News  Culture Shock 2008: Migrant worker exposes farm exploitation

Canada’s 20,000 foreign migrant workers’ rights were highlighted Tuesday as part of QPIRG’s Culture Shock week, exposing some of the exploitation that local agriculture workers face.

Roberto Rodriguez, a former seasonal worker who participated in the Seasonal Agricultural Workers Program (SAWP) for 18 years , addressed the attendees and stated that the increasing number of exploited worker testimonies were characteristic of the program.

“According to our contract, we have rights and obligations. But really we only have obligations,” Rodriguez said.

When Rodriguez refused to do construction work – which was not part of his contract – his employer tried to deport him.
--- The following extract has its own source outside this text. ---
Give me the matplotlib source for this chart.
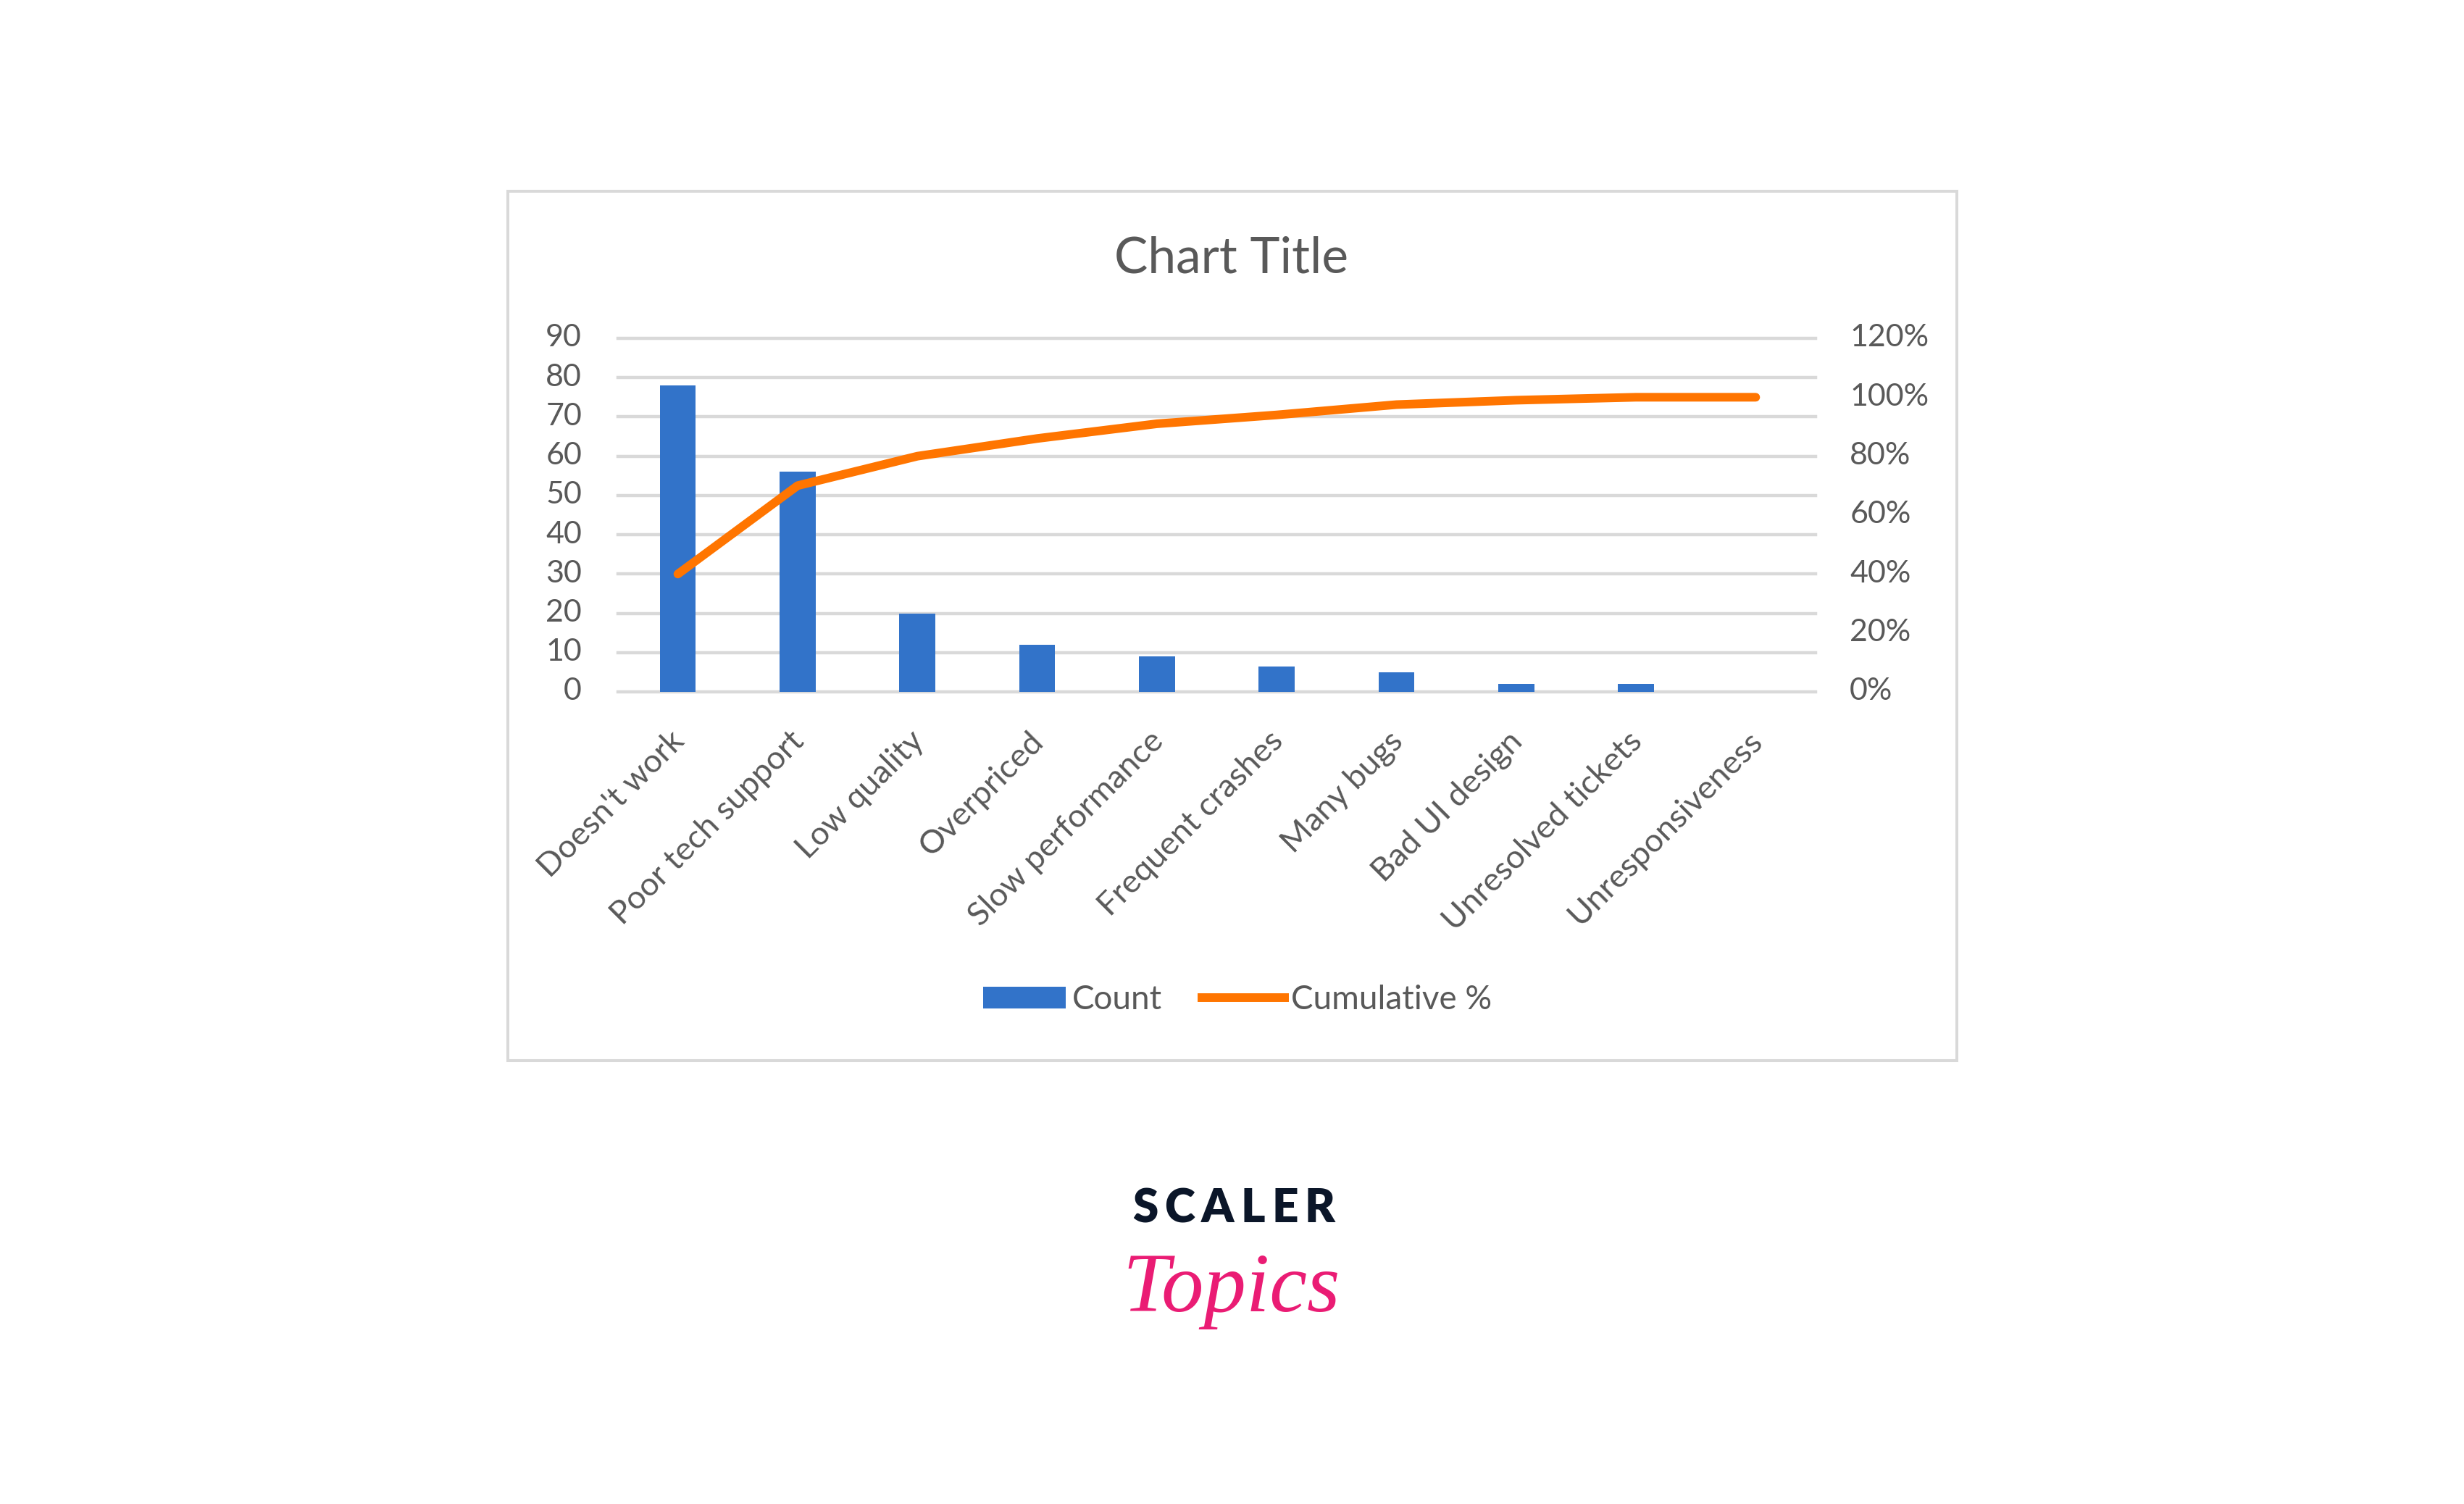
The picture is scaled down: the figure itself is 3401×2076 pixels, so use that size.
import numpy as np
import matplotlib
matplotlib.use('Agg')
import matplotlib.pyplot as plt
from matplotlib.patches import Rectangle, Patch
from matplotlib.lines import Line2D
from matplotlib.transforms import ScaledTranslation

# data
categories = ["Doesn't work", 'Poor tech support', 'Low quality', 'Overpriced',
              'Slow performance', 'Frequent crashes', 'Many bugs', 'Bad UI design',
              'Unresolved tickets', 'Unresponsiveness']
counts = [78, 56, 20, 12, 9, 6.5, 5, 2, 2, 0]
cum_pct = [0.40, 0.70, 0.80, 0.86, 0.91, 0.94, 0.975, 0.99, 1.00, 1.00]
left_ticks = list(range(0, 100, 10))
right_ticks = [0, 0.2, 0.4, 0.6, 0.8, 1.0, 1.2]
right_labels = ['0%', '20%', '40%', '60%', '80%', '100%', '120%']

BLUE = '#3273c9'
ORANGE = '#ff7500'
GREY = '#595959'
GRID = '#d9d9d9'

plt.rcParams['font.family'] = ['Lato', 'DejaVu Sans']

W, H = 3401, 2076
fig = plt.figure(figsize=(W / 100, H / 100), dpi=100)


def px_shift(dx, dy):
    return ScaledTranslation(dx / 100, dy / 100, fig.dpi_scale_trans)


# chart frame
fig.patches.append(Rectangle((701 / W, 1 - 1464 / H), 2000 / W, 1200 / H,
                             transform=fig.transFigure, fill=False,
                             edgecolor=GRID, linewidth=2.9))

# plot area
ax = fig.add_axes([853 / W, 1 - 955 / H, 1653 / W, 488 / H])
x = np.arange(len(categories))
ax.bar(x, counts, width=0.30, color=BLUE, zorder=2)
ax.set_xlim(-0.5, len(categories) - 0.5)
ax.set_ylim(0, 90)
ax.set_yticks(left_ticks)
ax.yaxis.grid(True, color=GRID, linewidth=3.2)
for gl in ax.get_ygridlines():
    gl.set_clip_on(False)
ax.set_axisbelow(True)
for s in ax.spines.values():
    s.set_visible(False)
ax.tick_params(axis='y', length=0, pad=36, labelsize=31, labelcolor=GREY)
ax.set_xticks(x)
ax.set_xticklabels(categories)
ax.tick_params(axis='x', length=0, pad=34, labelsize=32.5, labelcolor=GREY)
plt.setp(ax.get_xticklabels(), rotation=45, ha='right', rotation_mode='anchor')
for lab in ax.get_xticklabels():
    lab.set_transform(lab.get_transform() + px_shift(-12, 0))
for lab in ax.get_yticklabels():
    lab.set_transform(lab.get_transform() + px_shift(0, 4))

ax2 = ax.twinx()
ax2.plot(x, cum_pct, color=ORANGE, linewidth=8.6, solid_capstyle='round',
         solid_joinstyle='round')
ax2.set_ylim(0, 1.2)
ax2.set_yticks(right_ticks)
ax2.set_yticklabels(right_labels)
ax2.tick_params(axis='y', length=0, pad=34, labelsize=31, labelcolor=GREY)
for lab in ax2.get_yticklabels():
    lab.set_transform(lab.get_transform() + px_shift(0, 4))
for s in ax2.spines.values():
    s.set_visible(False)

# title
fig.text(1700 / W, 1 - 377 / H, 'Chart Title', ha='center', va='baseline',
         fontsize=50, color=GREY)

# legend
handles = [Patch(facecolor=BLUE, edgecolor='none'),
           Line2D([0], [0], color=ORANGE, linewidth=8.6)]
fig.legend(handles, ['Count', 'Cumulative %'], loc='center',
           bbox_to_anchor=(1708 / W, 1 - 1380 / H), ncol=2, frameon=False,
           fontsize=33, labelcolor=GREY, handlelength=2.5, handleheight=0.63,
           handletextpad=0.2, columnspacing=1.18, borderpad=0)

# logo: spaced capitals, then the script word
renderer = fig.canvas.get_renderer()
word = 'SCALER'
gap = 9
letters = []
cur = 0.0
for ch in word:
    t = fig.text(0, 1 - 1687 / H, ch, ha='left', va='baseline',
                 fontsize=46, fontweight='heavy', color='#0b1629')
    w = t.get_window_extent(renderer).width
    letters.append((t, cur))
    cur += w + gap
total = cur - gap
start = 1703 - total / 2
for t, off in letters:
    t.set_x((start + off) / W)

fig.text(1700 / W, 1 - 1810 / H, 'Topics', ha='center', va='baseline',
         fontsize=84, fontstyle='italic', family='Liberation Serif',
         color='#ea1c74')

fig.savefig('out.png', dpi=100)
SAWP began in 1966 to recruit foreign workers from Mexico and select Caribbean countries to Canadian farms. Paid the same wages as Canadians, migrants also receive living space and compensation for immigration and travel expenses from farm managers.

According to Rodriguez, foreign workers are attracted to Canada by the promise of higher wages and better working conditions, yet the long working hours – 16 hours and no overtime pay – and abusive managerial practices taint the industry.
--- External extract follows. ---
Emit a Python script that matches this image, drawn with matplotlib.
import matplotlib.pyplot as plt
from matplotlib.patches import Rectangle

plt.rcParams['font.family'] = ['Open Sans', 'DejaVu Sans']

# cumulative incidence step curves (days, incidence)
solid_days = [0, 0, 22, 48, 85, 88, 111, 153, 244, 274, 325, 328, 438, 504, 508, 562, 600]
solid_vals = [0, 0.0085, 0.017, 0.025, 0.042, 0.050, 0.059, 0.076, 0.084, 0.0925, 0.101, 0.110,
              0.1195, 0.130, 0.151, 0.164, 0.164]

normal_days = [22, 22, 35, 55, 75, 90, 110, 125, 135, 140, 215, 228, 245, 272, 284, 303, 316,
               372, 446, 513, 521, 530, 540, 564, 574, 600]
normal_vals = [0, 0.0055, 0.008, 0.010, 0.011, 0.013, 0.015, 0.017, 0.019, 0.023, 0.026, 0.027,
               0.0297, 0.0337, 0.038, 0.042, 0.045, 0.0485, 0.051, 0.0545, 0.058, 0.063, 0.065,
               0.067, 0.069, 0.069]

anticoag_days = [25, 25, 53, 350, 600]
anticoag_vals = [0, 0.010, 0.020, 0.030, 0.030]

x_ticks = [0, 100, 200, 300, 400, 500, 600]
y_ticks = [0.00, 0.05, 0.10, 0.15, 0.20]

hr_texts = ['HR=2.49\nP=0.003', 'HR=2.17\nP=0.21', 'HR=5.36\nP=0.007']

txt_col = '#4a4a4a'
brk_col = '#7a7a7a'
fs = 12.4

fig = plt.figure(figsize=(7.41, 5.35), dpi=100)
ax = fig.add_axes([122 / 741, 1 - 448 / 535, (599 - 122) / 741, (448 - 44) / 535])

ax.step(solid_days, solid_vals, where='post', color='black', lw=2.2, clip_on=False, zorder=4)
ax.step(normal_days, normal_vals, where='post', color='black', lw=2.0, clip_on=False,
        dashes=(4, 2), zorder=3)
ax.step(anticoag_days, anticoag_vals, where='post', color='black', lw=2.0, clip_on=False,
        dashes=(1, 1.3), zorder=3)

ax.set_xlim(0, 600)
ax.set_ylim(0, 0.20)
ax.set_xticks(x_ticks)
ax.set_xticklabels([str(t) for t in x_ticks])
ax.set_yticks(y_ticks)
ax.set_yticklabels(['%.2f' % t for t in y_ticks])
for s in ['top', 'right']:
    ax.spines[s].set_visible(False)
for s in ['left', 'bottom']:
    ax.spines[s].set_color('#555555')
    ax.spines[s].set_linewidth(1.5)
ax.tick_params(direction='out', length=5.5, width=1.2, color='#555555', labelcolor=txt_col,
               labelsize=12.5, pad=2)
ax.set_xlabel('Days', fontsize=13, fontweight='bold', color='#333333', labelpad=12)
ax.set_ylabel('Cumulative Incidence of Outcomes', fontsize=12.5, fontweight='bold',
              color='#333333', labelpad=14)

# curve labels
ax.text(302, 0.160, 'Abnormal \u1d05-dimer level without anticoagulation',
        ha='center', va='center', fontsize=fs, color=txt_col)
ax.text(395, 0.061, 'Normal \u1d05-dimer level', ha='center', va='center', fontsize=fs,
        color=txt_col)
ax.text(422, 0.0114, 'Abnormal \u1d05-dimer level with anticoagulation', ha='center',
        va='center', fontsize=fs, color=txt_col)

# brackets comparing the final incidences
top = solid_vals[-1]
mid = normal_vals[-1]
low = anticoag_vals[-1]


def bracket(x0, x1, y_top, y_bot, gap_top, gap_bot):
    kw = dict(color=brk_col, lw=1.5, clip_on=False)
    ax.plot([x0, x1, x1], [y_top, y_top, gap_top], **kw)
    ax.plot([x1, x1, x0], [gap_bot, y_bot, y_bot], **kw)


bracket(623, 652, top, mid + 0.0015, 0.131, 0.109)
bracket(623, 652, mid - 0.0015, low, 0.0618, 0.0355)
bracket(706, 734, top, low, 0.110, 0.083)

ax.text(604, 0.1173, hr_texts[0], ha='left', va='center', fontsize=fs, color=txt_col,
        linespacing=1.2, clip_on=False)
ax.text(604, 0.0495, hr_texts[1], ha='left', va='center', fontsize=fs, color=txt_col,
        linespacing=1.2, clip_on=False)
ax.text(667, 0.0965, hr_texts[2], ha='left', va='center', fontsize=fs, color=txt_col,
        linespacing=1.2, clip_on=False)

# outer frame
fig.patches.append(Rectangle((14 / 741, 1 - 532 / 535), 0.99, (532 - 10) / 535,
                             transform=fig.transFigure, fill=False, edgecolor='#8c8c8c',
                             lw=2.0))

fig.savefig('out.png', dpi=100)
“A lot of Canadians don’t know that we come here and we’re basically used as work machines,” said Rodriguez.

Increasingly, migrants have been coming forward with stories of exploitation by their bosses, ranging from confiscation of their passports and legal documents to reports of blatant racial discrimination and even sexual abuse.

Anna Malla, an activist at the new Agricultural Workers Support Centre in St. Remi, which targets systematic abuses against agricultural workers, explained why SAWP migrants are often exploited.

“Coming here is a necessity for the vast majority of the people in the program,” Malla said. “The Canadian government knows that, and so do the employers. That’s where the exploitation comes in.”

Seasonal workers, who pay Canadian taxes and health and employment insurance premiums, officially have the same rights as Canadian workers. But foreign workers, who often speak neither French nor English and have little exposure to Canadian society outside of their agricultural workplace, are almost never aware of their legal rights as workers and rarely access crucial services.

The Agricultural Workers Support Centre has played a key role in informing migrants about their rights under Canadian law and also encourage workers to unionize.

“Employers are starting to see that there’s someone out there to help us,” said Rodriguez.